## AIM OF THE EXERCISE:
Reproduce nothing but the lines from the one with "Write a web" through the one with "92, 91, 96];", exactly and with both ends. Omit pictures.

## INPUT:
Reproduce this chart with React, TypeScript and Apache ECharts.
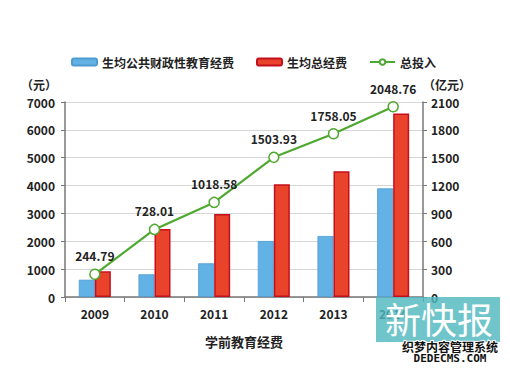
import React, { useEffect, useRef } from "react";
import * as echarts from "echarts";

const categories = ["2009", "2010", "2011", "2012", "2013", "2014"];
const publicFunding = [620, 815, 1210, 2010, 2190, 3900];
const totalFunding = [920, 2440, 2980, 4050, 4510, 6590];
const totalInvestment = [244.79, 728.01, 1018.58, 1503.93, 1758.05, 2048.76];

const FONT = '"Noto Sans CJK SC", "Noto Sans", sans-serif';

export default function App() {
  const ref = useRef<HTMLDivElement>(null);
  useEffect(() => {
    document.body.style.margin = "0";
    if (!ref.current) return;
    const chart = echarts.init(ref.current, undefined, { renderer: "svg" });
    const labelStyle = { color: "#222", fontSize: 12, fontWeight: "bold" as const, fontFamily: FONT };
    chart.setOption({
      animation: false,
      backgroundColor: "#fff",
      textStyle: { fontFamily: FONT },
      legend: {
        top: 51,
        left: 66,
        itemWidth: 25,
        itemHeight: 7,
        itemGap: 22,
        textStyle: { color: "#222", fontSize: 12, fontWeight: "bold", fontFamily: FONT },
        data: ["生均公共财政性教育经费", "生均总经费", "总投入"],
      },
      grid: { left: 65, right: 87, top: 102, bottom: 74, containLabel: false },
      xAxis: {
        type: "category",
        data: categories,
        name: "学前教育经费",
        nameLocation: "middle",
        nameGap: 38,
        nameTextStyle: { ...labelStyle, fontSize: 13 },
        axisLine: { lineStyle: { color: "#777", width: 1.5 } },
        axisTick: { show: true, alignWithLabel: false, lineStyle: { color: "#777" } },
        axisLabel: { ...labelStyle, margin: 10 },
      },
      yAxis: [
        {
          type: "value",
          min: 0,
          max: 7000,
          interval: 1000,
          name: "（元）",
          nameLocation: "end",
          nameGap: 12,
          nameTextStyle: { ...labelStyle, align: "right", padding: [0, 8, 0, 0] },
          axisLine: { show: true, lineStyle: { color: "#777", width: 1.5 } },
          axisTick: { show: true, length: 4, lineStyle: { color: "#777" } },
          axisLabel: { ...labelStyle, margin: 10, formatter: (v: number) => String(v) },
          splitLine: { lineStyle: { color: "#d6d6d6" } },
        },
        {
          type: "value",
          min: 0,
          max: 2100,
          interval: 300,
          name: "（亿元）",
          nameLocation: "end",
          nameGap: 12,
          nameTextStyle: { ...labelStyle, align: "left", padding: [0, 0, 0, 0] },
          axisLine: { show: true, lineStyle: { color: "#777", width: 1.5 } },
          axisTick: { show: true, length: 4, lineStyle: { color: "#777" } },
          axisLabel: { ...labelStyle, margin: 8, formatter: (v: number) => String(v) },
          splitLine: { show: false },
        },
      ],
      series: [
        {
          name: "生均公共财政性教育经费",
          type: "bar",
          yAxisIndex: 0,
          data: publicFunding,
          barWidth: 16,
          barGap: "0%",
          itemStyle: { color: "#62b2e6", borderColor: "#4f9bd0", borderWidth: 0.8 },
        },
        {
          name: "生均总经费",
          type: "bar",
          yAxisIndex: 0,
          data: totalFunding,
          barWidth: 16,
          barGap: "0%",
          itemStyle: { color: "#e9432c", borderColor: "#c4101c", borderWidth: 1.5 },
        },
        {
          name: "总投入",
          type: "line",
          yAxisIndex: 1,
          data: totalInvestment,
          symbol: "circle",
          symbolSize: 10,
          lineStyle: { color: "#4fa82f", width: 2.2 },
          itemStyle: { color: "#ffffff", borderColor: "#4fa82f", borderWidth: 1.5 },
          label: {
            show: true,
            position: "top",
            distance: 7,
            formatter: (p: any) => Number(p.value).toFixed(2),
            ...labelStyle,
          },
          z: 5,
        },
      ],
      graphic: [
        {
          type: "rect",
          shape: { x: 376, y: 297, width: 124, height: 45 },
          style: { fill: "rgba(80,184,192,0.82)" },
          z: 100,
        },
        {
          type: "text",
          x: 439,
          y: 318,
          style: {
            text: "新快报",
            fill: "#ffffff",
            font: `36px ${FONT}`,
            align: "center",
            verticalAlign: "middle",
          },
          z: 101,
        },
        {
          type: "text",
          x: 450,
          y: 346,
          style: {
            text: "织梦内容管理系统",
            fill: "#111",
            stroke: "#fff",
            lineWidth: 2,
            font: `bold 12px ${FONT}`,
            align: "center",
            verticalAlign: "middle",
          },
          z: 101,
        },
        {
          type: "text",
          x: 450,
          y: 358,
          style: {
            text: "DEDECMS.COM",
            fill: "#111",
            font: `bold 11px "DejaVu Sans Mono", monospace`,
            align: "center",
            verticalAlign: "middle",
          },
          z: 101,
        },
      ],
    });
    return () => chart.dispose();
  }, []);
  return <div ref={ref} style={{ width: 510, height: 371 }} />;
}
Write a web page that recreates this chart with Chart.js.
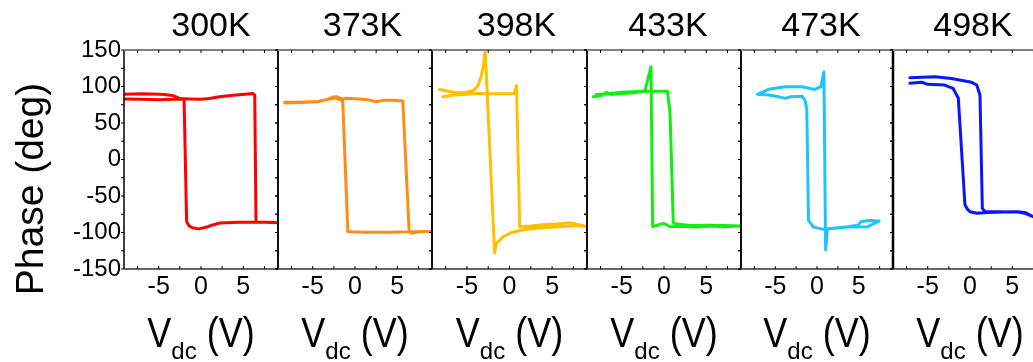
<!DOCTYPE html>
<html>
<head>
<meta charset="utf-8">
<title>Phase loops vs temperature</title>
<script src="https://cdn.jsdelivr.net/npm/chart.js@4.4.0/dist/chart.umd.min.js"></script>
<style>
  html, body { margin: 0; padding: 0; background: #fff; }
  #wrap { position: relative; width: 1033px; height: 362px; overflow: hidden; }
  #wrap canvas { position: absolute; left: 0; top: 0; }
</style>
</head>
<body>
<div id="wrap"></div>
<script>
// panel titles and tick labels
const temps = ['300K', '373K', '398K', '433K', '473K', '498K'];
const xTicks = [-5, 0, 5];
const yTicks = [-150, -100, -50, 0, 50, 100, 150];

// loops (Vdc in V, phase in deg), in sweep order
const vdc300 = [-9.1, -7, -5, -4.3, -3.3, -2.5, -1.5, 0, 1, 2.2, 3.8, 5.2, 6.15, 6.35, 6.5, 7.5, 9.1, 8, 6.5, 4.5, 2.2, 1.3, 0.7, -0.3, -1.0, -1.4, -1.7, -2.0, -3, -5, -7, -9.1];
const phase300 = [89.5, 90, 89.5, 89, 87.5, 83.5, 83, 82.5, 83.5, 86, 88, 89.5, 90.5, 88, -86, -86, -86.5, -86, -86, -86, -87, -90, -92.5, -95, -93.5, -91, -85, 83, 82.5, 82, 82.5, 83];

const vdc373 = [-8.3, -6.5, -4.4, -3.4, -2.6, -2.1, -1.6, -1.0, 0.5, 1.5, 2.5, 3.3, 4.5, 5.65, 6.4, 6.7, 7.5, 9.1, 8, 6.4, 4, 1.5, -0.3, -0.85, -1.45, -2.2, -3.0, -4.4, -6.5, -8.3];
const phase373 = [77.5, 78, 79, 82, 85.5, 86, 83, 84, 83, 82, 79, 81, 81, 80, -98, -101, -99, -98.5, -99, -99, -99.5, -99.5, -99, -98.5, 80, 84.5, 83, 79.5, 78.5, 78.5];

const vdc398 = [-7.85, -6.5, -5.3, -4, -2.5, -1, 0.55, 0.82, 1.2, 2.5, 3.8, 5.5, 7.1, 8, 9.1, 8, 6.9, 4.2, 1.8, 0.23, -0.76, -1.54, -1.75, -2.85, -3.05, -3.3, -3.7, -4.3, -5.2, -6.1, -8.25];
const phase398 = [86, 88.5, 89, 90.5, 90, 90, 90, 101, -92, -91, -89.5, -88.5, -86.5, -89, -92, -90.5, -91.5, -93, -96, -100, -106, -115, -128, 149, 130, 115, 101, 94, 92, 91, 96];

const vdc433 = [-8.35, -7.3, -6.8, -6.3, -5, -3.5, -2.25, -1.54, -1.34, -0.8, -0.08, 0.4, 0.7, 2, 4, 5.5, 7, 9.1, 7, 5, 3, 1.1, 0.71, 0.4, -1, -3, -5, -6.5, -8];
const phase433 = [86, 88, 92, 89, 90.5, 91.5, 94, 127, -92, -90, -87.5, -90, -92, -91.5, -92.5, -91, -92, -91, -90.5, -90, -90.5, -87.5, 65, 93.5, 93.5, 93, 92, 90, 89];

const vdc473 = [-7.13, -5.78, -4.6, -3.8, -3.2, -1.8, -1.42, -1.22, -1.02, -0.43, 0.75, 2.5, 3.7, 4.9, 5.3, 6.2, 7.45, 6.1, 3.7, 1.7, 1.25, 1.03, 0.83, 0.47, -0.24, -1.8, -3.8, -5.78, -7.13];
const phase473 = [89.3, 88.4, 86, 83.7, 86, 86.8, 81, 68, -83, -92.6, -95.7, -93.5, -92, -90, -85, -83.5, -84.2, -92, -92.5, -94.5, -95, -124, 120, 99.7, 96, 99.7, 99.7, 96.1, 89.3];

const vdc498 = [-7.1, -5.7, -5.0, -3, -2.0, -1.38, -0.6, -0.3, 0, 0.8, 2, 4, 5.7, 6.6, 7.5, 6.6, 5.7, 3, 1.77, 1.46, 1.18, 0.8, 0.2, -2.2, -4.1, -7.1];
const phase498 = [104.3, 105.8, 103, 102, 97.5, 84, -62, -68, -71.5, -73.7, -72.5, -72, -71.5, -73, -78.5, -74, -72, -71.5, -71.5, -67, 88, 102, 105.7, 111, 113.5, 112];

const vdcList = [vdc300, vdc373, vdc398, vdc433, vdc473, vdc498];
const phaseList = [phase300, phase373, phase398, phase433, phase473, phase498];
const lineColors = ['#ff0000', '#ff8c14', '#ffc000', '#11ee11', '#1ec4ff', '#0a14ff'];

// layout
const W = 1050, H = 362;
const borders = [124, 278, 432, 587, 741, 893, 1047];
const titleShift = [10, 7.5, 7, 4, 4, 3];
const FONT = "'Liberation Sans', Arial, sans-serif";

const panelFrame = {
  id: 'panelFrame',
  afterDraw(chart, args, opts) {
    const ctx = chart.ctx;
    const a = chart.chartArea;
    const xs = chart.scales.x, ys = chart.scales.y;
    ctx.save();

    // box
    ctx.strokeStyle = '#000';
    ctx.lineWidth = opts.leftWidth || 1.5;
    ctx.beginPath();
    ctx.moveTo(a.left, a.top); ctx.lineTo(a.left, a.bottom);
    ctx.stroke();
    ctx.lineWidth = 1.5;
    ctx.beginPath();
    ctx.moveTo(a.right, a.top); ctx.lineTo(a.right, a.bottom);
    ctx.stroke();
    ctx.strokeStyle = '#333';
    ctx.beginPath();
    ctx.moveTo(a.left, a.bottom); ctx.lineTo(a.right, a.bottom);
    ctx.stroke();
    ctx.strokeStyle = '#808080';
    ctx.lineWidth = 2;
    ctx.beginPath();
    ctx.moveTo(a.left, a.top); ctx.lineTo(a.right, a.top);
    ctx.stroke();

    // small ticks
    ctx.strokeStyle = '#000';
    ctx.lineWidth = 1;
    ctx.beginPath();
    for (let v = ys.min; v <= ys.max; v += 25) {
      const py = ys.getPixelForValue(v);
      ctx.moveTo(a.left - 3, py); ctx.lineTo(a.left, py);
      ctx.moveTo(a.right - 3, py); ctx.lineTo(a.right, py);
    }
    for (let v = -7.5; v <= 7.5; v += 2.5) {
      const px = xs.getPixelForValue(v);
      ctx.moveTo(px, a.bottom); ctx.lineTo(px, a.bottom - 3);
      ctx.moveTo(px, a.top); ctx.lineTo(px, a.top + 3);
    }
    ctx.stroke();

    const cx = (a.left + a.right) / 2;
    ctx.fillStyle = '#000';

    // temperature title
    ctx.font = '34px ' + FONT;
    ctx.textAlign = 'center';
    ctx.textBaseline = 'alphabetic';
    ctx.fillText(opts.title, cx + opts.shift, 36);

    // x title: V_dc (V)
    ctx.textAlign = 'left';
    const big = '36px ' + FONT, small = '24px ' + FONT;
    ctx.font = big;
    const wV = ctx.measureText('V').width;
    const wRest = ctx.measureText(' (V)').width;
    ctx.font = small;
    const wSub = ctx.measureText('dc').width;
    const total = wV + wSub + wRest;
    let x0 = cx - total / 2;
    ctx.save();
    ctx.translate(0, 347);
    ctx.scale(1, 1.2);
    ctx.font = big;
    ctx.fillText('V', x0, 0);
    ctx.fillText(' (V)', x0 + wV + wSub, 0);
    ctx.restore();
    ctx.font = small;
    ctx.fillText('dc', x0 + wV, 359);

    // y title on first panel
    if (opts.yTitle) {
      ctx.save();
      ctx.translate(43, 189);
      ctx.rotate(-Math.PI / 2);
      ctx.font = '39px ' + FONT;
      ctx.textAlign = 'center';
      ctx.fillText(opts.yTitle, 0, 0);
      ctx.restore();
    }
    ctx.restore();
  }
};

const wrap = document.getElementById('wrap');

temps.forEach((temp, i) => {
  const canvas = document.createElement('canvas');
  canvas.width = W;
  canvas.height = H;
  canvas.style.width = W + 'px';
  canvas.style.height = H + 'px';
  wrap.appendChild(canvas);

  const first = i === 0;
  const points = vdcList[i].map((v, k) => ({ x: v, y: phaseList[i][k] }));

  new Chart(canvas, {
    type: 'scatter',
    data: {
      datasets: [{
        data: points,
        showLine: true,
        borderColor: lineColors[i],
        backgroundColor: lineColors[i],
        borderWidth: 3,
        pointRadius: 0,
        tension: 0,
        borderJoinStyle: 'round',
        borderCapStyle: 'round'
      }]
    },
    options: {
      responsive: false,
      animation: false,
      devicePixelRatio: 1,
      events: [],
      layout: {
        padding: { left: first ? 0 : borders[i], right: W - borders[i + 1], top: 50, bottom: 0 }
      },
      plugins: {
        legend: { display: false },
        tooltip: { enabled: false },
        panelFrame: {
          title: temp,
          shift: titleShift[i],
          yTitle: first ? 'Phase (deg)' : null,
          leftWidth: i === 5 ? 2.5 : 1.5
        }
      },
      scales: {
        x: {
          type: 'linear',
          min: -9.1,
          max: 9.1,
          afterBuildTicks: s => { s.ticks = xTicks.map(v => ({ value: v })); },
          afterFit: s => { s.height = 93; },
          grid: { display: false, drawTicks: false },
          border: { display: false },
          ticks: { color: '#000', padding: 3, maxRotation: 0, font: { family: FONT, size: 25 } }
        },
        y: {
          type: 'linear',
          display: first,
          min: -150,
          max: 150,
          afterBuildTicks: s => { s.ticks = yTicks.map(v => ({ value: v })); },
          afterFit: s => { s.width = first ? borders[0] : 0; },
          grid: { display: false, drawTicks: false },
          border: { display: false },
          ticks: { color: '#000', padding: 3, font: { family: FONT, size: 24 } }
        }
      }
    },
    plugins: [panelFrame]
  });
});
</script>
</body>
</html>
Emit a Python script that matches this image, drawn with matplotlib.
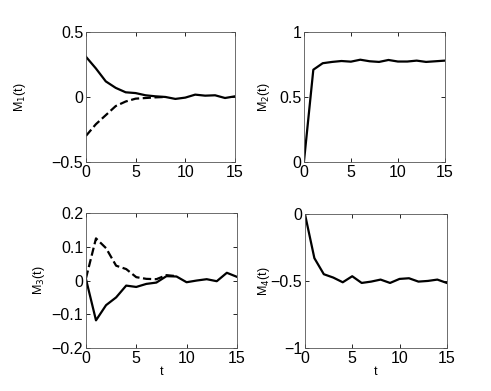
import matplotlib
matplotlib.use("Agg")
import matplotlib.pyplot as plt

plt.rcParams['font.family'] = ['Liberation Sans', 'DejaVu Sans']

t = list(range(16))
m1_solid = [0.31, 0.22, 0.12, 0.07, 0.036, 0.03, 0.013, 0.005, 0.0, -0.015, -0.005, 0.018, 0.01, 0.013, -0.008, 0.005]
t1_dash = list(range(9))
m1_dash = [-0.30, -0.21, -0.14, -0.07, -0.035, -0.013, -0.008, -0.003, 0.0]
m2 = [0.0, 0.71, 0.76, 0.77, 0.777, 0.772, 0.787, 0.775, 0.77, 0.785, 0.773, 0.773, 0.78, 0.77, 0.775, 0.78]
m3_solid = [0.005, -0.118, -0.073, -0.05, -0.015, -0.019, -0.01, -0.006, 0.013, 0.012, -0.005, 0.0, 0.004, -0.002, 0.023, 0.011]
t3_dash = list(range(10))
m3_dash = [0.006, 0.125, 0.096, 0.044, 0.034, 0.01, 0.005, 0.004, 0.016, 0.013]
m4 = [0.0, -0.33, -0.45, -0.475, -0.51, -0.465, -0.515, -0.505, -0.49, -0.515, -0.485, -0.48, -0.505, -0.5, -0.49, -0.515]

xticks = [0, 5, 10, 15]

fig = plt.figure(figsize=(4.91, 3.91), dpi=100)
ax1 = fig.add_axes([0.175, 0.586, 0.3035, 0.332])
ax2 = fig.add_axes([0.619, 0.586, 0.287, 0.332])
ax3 = fig.add_axes([0.175, 0.110, 0.3075, 0.345])
ax4 = fig.add_axes([0.621, 0.110, 0.289, 0.343])

lw = 1.6
lab = dict(fontsize=9, va='center')

ax1.plot(t, m1_solid, 'k-', lw=lw)
ax1.plot(t1_dash, m1_dash, 'k--', lw=lw)
ax1.set_ylim(-0.5, 0.5)
ax1.set_yticks([-0.5, 0, 0.5])
ax1.set_yticklabels(['\u22120.5', '0', '0.5'])
ax1.set_ylabel('M$_1$(t)', **lab)
ax1.yaxis.set_label_coords(-0.44, 0.5)

ax2.plot(t, m2, 'k-', lw=lw)
ax2.set_ylim(0, 1)
ax2.set_yticks([0, 0.5, 1])
ax2.set_yticklabels(['0', '0.5', '1'])
ax2.set_ylabel('M$_2$(t)', **lab)
ax2.yaxis.set_label_coords(-0.28, 0.5)

ax3.plot(t, m3_solid, 'k-', lw=lw)
ax3.plot(t3_dash, m3_dash, 'k--', lw=lw)
ax3.set_ylim(-0.2, 0.2)
ax3.set_yticks([-0.2, -0.1, 0, 0.1, 0.2])
ax3.set_yticklabels(['\u22120.2', '\u22120.1', '0', '0.1', '0.2'])
ax3.set_ylabel('M$_3$(t)', **lab)
ax3.yaxis.set_label_coords(-0.31, 0.5)
ax3.set_xlabel('t', fontsize=9, labelpad=0)

ax4.plot(t, m4, 'k-', lw=lw)
ax4.set_ylim(-1, 0)
ax4.set_yticks([-1, -0.5, 0])
ax4.set_yticklabels(['\u22121', '\u22120.5', '0'])
ax4.set_ylabel('M$_4$(t)', **lab)
ax4.yaxis.set_label_coords(-0.29, 0.5)
ax4.set_xlabel('t', fontsize=9, labelpad=0)

for ax in (ax1, ax2, ax3, ax4):
    ax.set_xlim(0, 15)
    ax.set_xticks(xticks)
    ax.tick_params(direction='in', top=True, right=True, labelsize=11.5, length=3, width=0.6, pad=2)
    for s in ax.spines.values():
        s.set_linewidth(0.6)
        s.set_color('#555555')

fig.savefig('out.png', dpi=100)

## FINAL RESULT:
Write a web page that recreates this chart with Chart.js.
<!DOCTYPE html>
<html>
<head>
<meta charset="utf-8">
<title>Phase loops vs temperature</title>
<script src="https://cdn.jsdelivr.net/npm/chart.js@4.4.0/dist/chart.umd.min.js"></script>
<style>
  html, body { margin: 0; padding: 0; background: #fff; }
  #wrap { position: relative; width: 1033px; height: 362px; overflow: hidden; }
  #wrap canvas { position: absolute; left: 0; top: 0; }
</style>
</head>
<body>
<div id="wrap"></div>
<script>
// panel titles and tick labels
const temps = ['300K', '373K', '398K', '433K', '473K', '498K'];
const xTicks = [-5, 0, 5];
const yTicks = [-150, -100, -50, 0, 50, 100, 150];

// loops (Vdc in V, phase in deg), in sweep order
const vdc300 = [-9.1, -7, -5, -4.3, -3.3, -2.5, -1.5, 0, 1, 2.2, 3.8, 5.2, 6.15, 6.35, 6.5, 7.5, 9.1, 8, 6.5, 4.5, 2.2, 1.3, 0.7, -0.3, -1.0, -1.4, -1.7, -2.0, -3, -5, -7, -9.1];
const phase300 = [89.5, 90, 89.5, 89, 87.5, 83.5, 83, 82.5, 83.5, 86, 88, 89.5, 90.5, 88, -86, -86, -86.5, -86, -86, -86, -87, -90, -92.5, -95, -93.5, -91, -85, 83, 82.5, 82, 82.5, 83];

const vdc373 = [-8.3, -6.5, -4.4, -3.4, -2.6, -2.1, -1.6, -1.0, 0.5, 1.5, 2.5, 3.3, 4.5, 5.65, 6.4, 6.7, 7.5, 9.1, 8, 6.4, 4, 1.5, -0.3, -0.85, -1.45, -2.2, -3.0, -4.4, -6.5, -8.3];
const phase373 = [77.5, 78, 79, 82, 85.5, 86, 83, 84, 83, 82, 79, 81, 81, 80, -98, -101, -99, -98.5, -99, -99, -99.5, -99.5, -99, -98.5, 80, 84.5, 83, 79.5, 78.5, 78.5];

const vdc398 = [-7.85, -6.5, -5.3, -4, -2.5, -1, 0.55, 0.82, 1.2, 2.5, 3.8, 5.5, 7.1, 8, 9.1, 8, 6.9, 4.2, 1.8, 0.23, -0.76, -1.54, -1.75, -2.85, -3.05, -3.3, -3.7, -4.3, -5.2, -6.1, -8.25];
const phase398 = [86, 88.5, 89, 90.5, 90, 90, 90, 101, -92, -91, -89.5, -88.5, -86.5, -89, -92, -90.5, -91.5, -93, -96, -100, -106, -115, -128, 149, 130, 115, 101, 94, 92, 91, 96];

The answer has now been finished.